L’état de confusion dans lequel se retrouvent nombre de citoyens aux prises avec une mer d’informations difficiles à valider représente une occasion en or pour des dirigeants populistes qui promettent de se poser en défenseurs du « peuple » face à des menaces réelles ou imaginées.

« Dans des temps d’incertitude, une large part des citoyens va trouver refuge dans l’autorité, dans la “loi et l’ordre” et rechercher “l’homme fort” capable de les rassurer. Le populisme sert de refuge face à la complexité du monde », écrit Serge Cabana, chargé de cours en communications rattaché à l’Université de Sherbrooke.

Hannah Arendt, dans Les origines du totalitarisme, relevait que le sujet idéal pour un régime autoritaire « n’est pas le nazi convaincu ni le communiste convaincu », mais les gens pour qui la différence entre « fait et fiction » et « vrai et faux » n’existe plus.

Lilian Negura, de l’Université d’Ottawa, rappelle que l’accès à l’internet était initialement porteur de grands espoirs sur ce plan puisqu’on pensait qu’une sorte d’âge d’or découlerait de l’accès illimité à l’information.

L’élimination du filtre exercé notamment par les médias traditionnels, encadrés par des règles éthiques, a favorisé une « infodémie » menaçant la démocratie, relève le chercheur, qui voit les dirigeants populistes comme des « opportunistes » capables, volontairement ou instinctivement, « d’instrumentaliser la réalité ».

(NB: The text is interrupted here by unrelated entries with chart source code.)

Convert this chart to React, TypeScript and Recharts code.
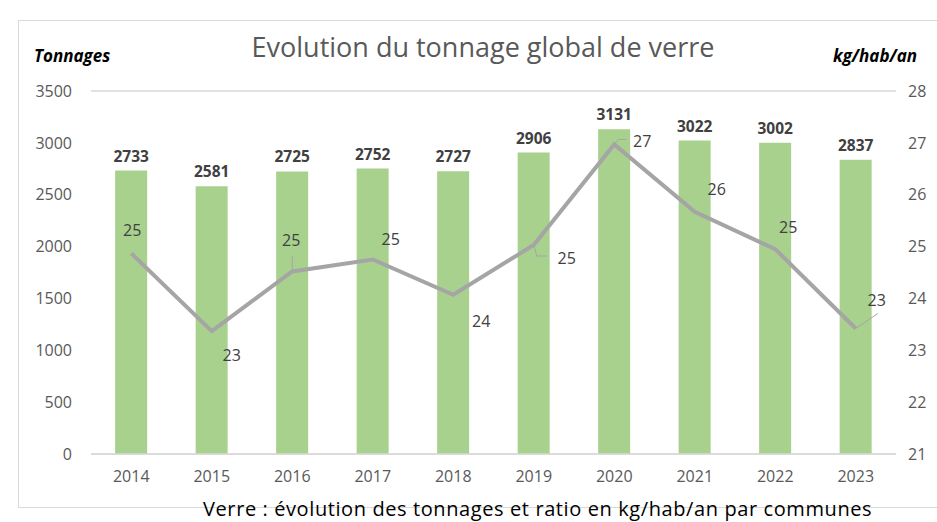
import { ComposedChart, Bar, Line, XAxis, YAxis, CartesianGrid, LabelList } from "recharts";

const years = ["2014", "2015", "2016", "2017", "2018", "2019", "2020", "2021", "2022", "2023"];
const tonnages = [2733, 2581, 2725, 2752, 2727, 2906, 3131, 3022, 3002, 2837];
const ratio = [24.87, 23.37, 24.52, 24.75, 24.07, 25.03, 26.97, 25.67, 24.95, 23.42];
const leftTicks = [0, 500, 1000, 1500, 2000, 2500, 3000, 3500];
const rightTicks = [21, 22, 23, 24, 25, 26, 27, 28];

// where Excel put the ratio labels, relative to the point
const labelOffsets = [
  { dx: 1, dy: -23, leader: [] as number[][] },
  { dx: 20, dy: 24, leader: [] },
  { dx: -1, dy: -31, leader: [[0, 0], [0, -15]] },
  { dx: 18, dy: -21, leader: [] },
  { dx: 28, dy: 26, leader: [] },
  { dx: 33, dy: 13, leader: [[0, 0], [3, 11], [13, 11]] },
  { dx: 28, dy: -3, leader: [[0, 0], [4, -5], [12, -5]] },
  { dx: 22, dy: -23, leader: [] },
  { dx: 13, dy: -22, leader: [] },
  { dx: 21, dy: -29, leader: [[0, 0], [22, -15]] },
];

const data = years.map((year, i) => ({ year, tonnage: tonnages[i], ratio: ratio[i] }));

const FONT = "'Open Sans', sans-serif";
const GREY = "#595959";

function RatioLabel(props: any) {
  const { x, y, value, index } = props;
  const o = labelOffsets[index];
  return (
    <g>
      {o.leader.length > 1 && (
        <polyline
          points={o.leader.map((p) => `${x + p[0]},${y + p[1]}`).join(" ")}
          fill="none"
          stroke="#a5a5a5"
          strokeWidth={1}
        />
      )}
      <text
        x={x + o.dx}
        y={y + o.dy}
        textAnchor="middle"
        dominantBaseline="central"
        fontSize={16}
        fontFamily={FONT}
        fill="#404040"
      >
        {Math.round(value)}
      </text>
    </g>
  );
}

export default function App() {
  return (
    <div style={{ position: "absolute", left: 0, top: 0, width: 937, height: 522, background: "#fff", fontFamily: FONT, overflow: "hidden" }}>
      <div
        style={{
          position: "absolute",
          left: 18,
          top: 20,
          width: 940,
          height: 486,
          border: "1px solid #d9d9d9",
        }}
      />
      <div style={{ position: "absolute", left: 0, width: 966, top: 28, textAlign: "center", fontSize: 27, color: GREY }}>
        Evolution du tonnage global de verre
      </div>
      <div style={{ position: "absolute", left: 34, top: 44, fontSize: 17, fontWeight: 700, fontStyle: "italic", color: "#000" }}>
        Tonnages
      </div>
      <div style={{ position: "absolute", left: 833, top: 44, fontSize: 17, fontWeight: 700, fontStyle: "italic", color: "#000" }}>
        kg/hab/an
      </div>
      <ComposedChart
        width={937}
        height={522}
        data={data}
        margin={{ top: 91, right: 0, bottom: 38, left: 0 }}
        barCategoryGap="30%"
        style={{ position: "absolute", left: 0, top: 0 }}
      >
        <CartesianGrid vertical={false} stroke="#d9d9d9" strokeWidth={1.5} />
        <XAxis
          dataKey="year"
          height={30}
          tickSize={0}
          tickMargin={17}
          axisLine={{ stroke: "#d9d9d9", strokeWidth: 1.5 }}
          tick={{ fontSize: 16, fill: GREY, fontFamily: FONT }}
        />
        <YAxis
          yAxisId="left"
          width={91}
          domain={[0, 3500]}
          ticks={leftTicks}
          tickSize={0}
          tickMargin={19}
          axisLine={false}
          tick={{ fontSize: 16, fill: GREY, fontFamily: FONT }}
        />
        <YAxis
          yAxisId="right"
          orientation="right"
          width={41}
          domain={[21, 28]}
          ticks={rightTicks}
          tickSize={0}
          tickMargin={12}
          axisLine={false}
          tick={{ fontSize: 16, fill: GREY, fontFamily: FONT, textAnchor: "start" }}
        />
        <Bar yAxisId="left" dataKey="tonnage" fill="#a9d18e" isAnimationActive={false}>
          <LabelList
            dataKey="tonnage"
            position="top"
            offset={9}
            style={{ fontSize: 15.5, fontWeight: 700, fill: "#404040", fontFamily: FONT }}
          />
        </Bar>
        <Line
          yAxisId="right"
          dataKey="ratio"
          stroke="#a5a5a5"
          strokeWidth={4}
          dot={false}
          activeDot={false}
          isAnimationActive={false}
        >
          <LabelList dataKey="ratio" content={RatioLabel} />
        </Line>
      </ComposedChart>
      <div style={{ position: "absolute", left: 203, top: 497, fontSize: 20, letterSpacing: 0.6, lineHeight: "24px", color: "#000", whiteSpace: "nowrap" }}>
        Verre : évolution des tonnages et ratio en kg/hab/an par communes
      </div>
    </div>
  );
}
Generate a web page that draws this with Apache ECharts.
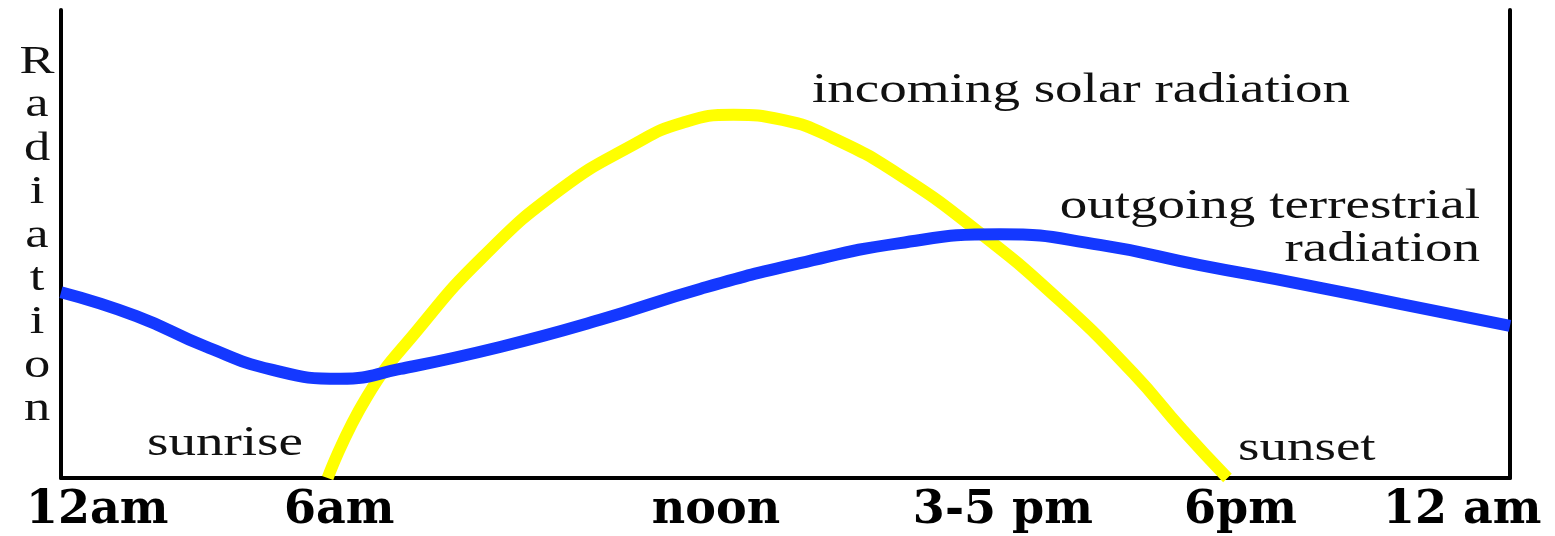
<!DOCTYPE html>
<html>
<head>
<meta charset="utf-8">
<script src="https://cdn.jsdelivr.net/npm/echarts@6/dist/echarts.min.js"></script>
<style>
html,body{margin:0;padding:0;background:#fff;}
#chart{width:1555px;height:536px;}
</style>
</head>
<body>
<div id="chart"></div>
<script>
// Schematic time axis (0 = left edge, 100 = right edge), schematic radiation (0..100)
const tickPositions = [2.5, 19.2, 45.2, 65.0, 81.4, 96.7];
const tickLabels = ['12am', '6am', 'noon', '3-5 pm', '6pm', '12 am'];

const outgoingX = [0, 5.2, 9.9, 14.6, 19.3, 23.4, 30.3, 37.2, 44.1, 51.0, 57.9, 64.8, 71.7, 78.6, 85.5, 92.4, 100];
const outgoingY = [39.7, 34.6, 28.2, 23.1, 21.2, 23.3, 28.0, 33.8, 40.4, 45.9, 50.2, 52.1, 49.8, 45.5, 41.5, 37.2, 32.5];

const incomingX = [18.4, 21.1, 24.6, 29.1, 34.4, 39.5, 42.9, 46.4, 49.8, 53.3, 57.9, 63.4, 68.9, 74.0, 77.4, 80.5];
const incomingY = [0, 17.3, 31.6, 47.2, 61.5, 71.2, 75.9, 77.6, 76.5, 72.6, 64.7, 52.4, 38.0, 22.4, 10.3, 0];

const yTitle = 'Radiation';
const labelIncoming = 'incoming solar radiation';
const labelOutgoing = 'outgoing terrestrial\nradiation';
const labelSunrise = 'sunrise';
const labelSunset = 'sunset';

const zip = (xs, ys) => xs.map((x, i) => [x, ys[i]]);

const chart = echarts.init(document.getElementById('chart'), null, {renderer: 'canvas'});

const serif = '"Liberation Serif", "Times New Roman", serif';
const stretch = 1.28;
function note(text, x, y, align, vAlign, size, lh) {
  return {
    type: 'text', x: x, y: y, scaleX: stretch, z: 10,
    style: {
      text: text, x: 0, y: 0,
      font: (size || 43) + 'px ' + serif,
      fill: '#111', align: align, verticalAlign: vAlign, lineHeight: lh || 43
    }
  };
}

const axisLineStyle = {color: '#000', width: 4};

chart.setOption({
  animation: false,
  backgroundColor: '#fff',
  grid: {left: 61, right: 45, top: 10, bottom: 58, containLabel: false},
  xAxis: {
    type: 'value', min: 0, max: 100,
    axisLine: {show: true, onZero: false, lineStyle: axisLineStyle},
    axisTick: {show: false},
    splitLine: {show: false},
    axisLabel: {
      show: true,
      customValues: tickPositions,
      formatter: function (v) {
        const i = tickPositions.findIndex(p => Math.abs(p - v) < 1e-6);
        return i >= 0 ? tickLabels[i] : '';
      },
      margin: 10,
      fontFamily: '"DejaVu Serif", serif',
      fontWeight: 'bold',
      fontSize: 46,
      color: '#000',
      hideOverlap: false
    }
  },
  yAxis: [{
    type: 'value', min: 0, max: 100, position: 'left',
    axisLine: {show: true, onZero: false, lineStyle: axisLineStyle},
    axisTick: {show: false}, axisLabel: {show: false}, splitLine: {show: false}
  }, {
    type: 'value', min: 0, max: 100, position: 'right',
    axisLine: {show: true, onZero: false, lineStyle: axisLineStyle},
    axisTick: {show: false}, axisLabel: {show: false}, splitLine: {show: false}
  }],
  series: [{
    name: 'outgoing terrestrial radiation',
    type: 'line',
    data: zip(outgoingX, outgoingY),
    smooth: 0.5,
    showSymbol: false,
    lineStyle: {color: '#1438ff', width: 12},
    z: 3
  }, {
    name: 'incoming solar radiation',
    type: 'line',
    data: zip(incomingX, incomingY),
    smooth: 0.5,
    showSymbol: false,
    lineStyle: {color: '#ffff00', width: 12},
    z: 2
  }],
  graphic: [
    note(yTitle.split('').join('\n'), 37, 40.5, 'center', 'top', 41, 43.4),
    note(labelIncoming, 812, 90.5, 'left', 'middle'),
    note(labelOutgoing, 1480, 185, 'right', 'top'),
    note(labelSunrise, 147, 443.5, 'left', 'middle'),
    note(labelSunset, 1238, 448.5, 'left', 'middle')
  ]
});
</script>
</body>
</html>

Ce sont des gens qui savent manipuler l’opinion publique.

Lilian Negura, professeur à la faculté des sciences sociales de l’Université d’Ottawa

« Ils ont très confiance en eux, souligne Lilian Negura, et projettent ce sentiment de confiance d’une manière qui est rassurante », y compris pour des personnes susceptibles de faire les frais de leurs décisions futures.

« Si vous cherchez la logique dans ce processus, vous n’allez pas la trouver », prévient le professeur.

Les réseaux sociaux, qui peuvent permettre de moduler le message envoyé aux utilisateurs en fonction de leurs caractéristiques propres, facilitent l’exploitation des sentiments de détresse et de colère suscités notamment par la confusion ou la marginalisation économique.

Dans un ouvrage intitulé Les ingénieurs du chaos, l’auteur Giuliano da Empoli note qu’un parti ou un dirigeant habile peut réussir à se faire élire en réunissant des gens de profils très variables.

« Dans le nouveau monde, la politique devient donc centrifuge. Il ne s’agit plus de réunir les électeurs autour du plus petit dénominateur commun, mais au contraire d’enflammer les passions du plus grand nombre de groupuscules possible pour ensuite les additionner – même à leur insu », écrit-il.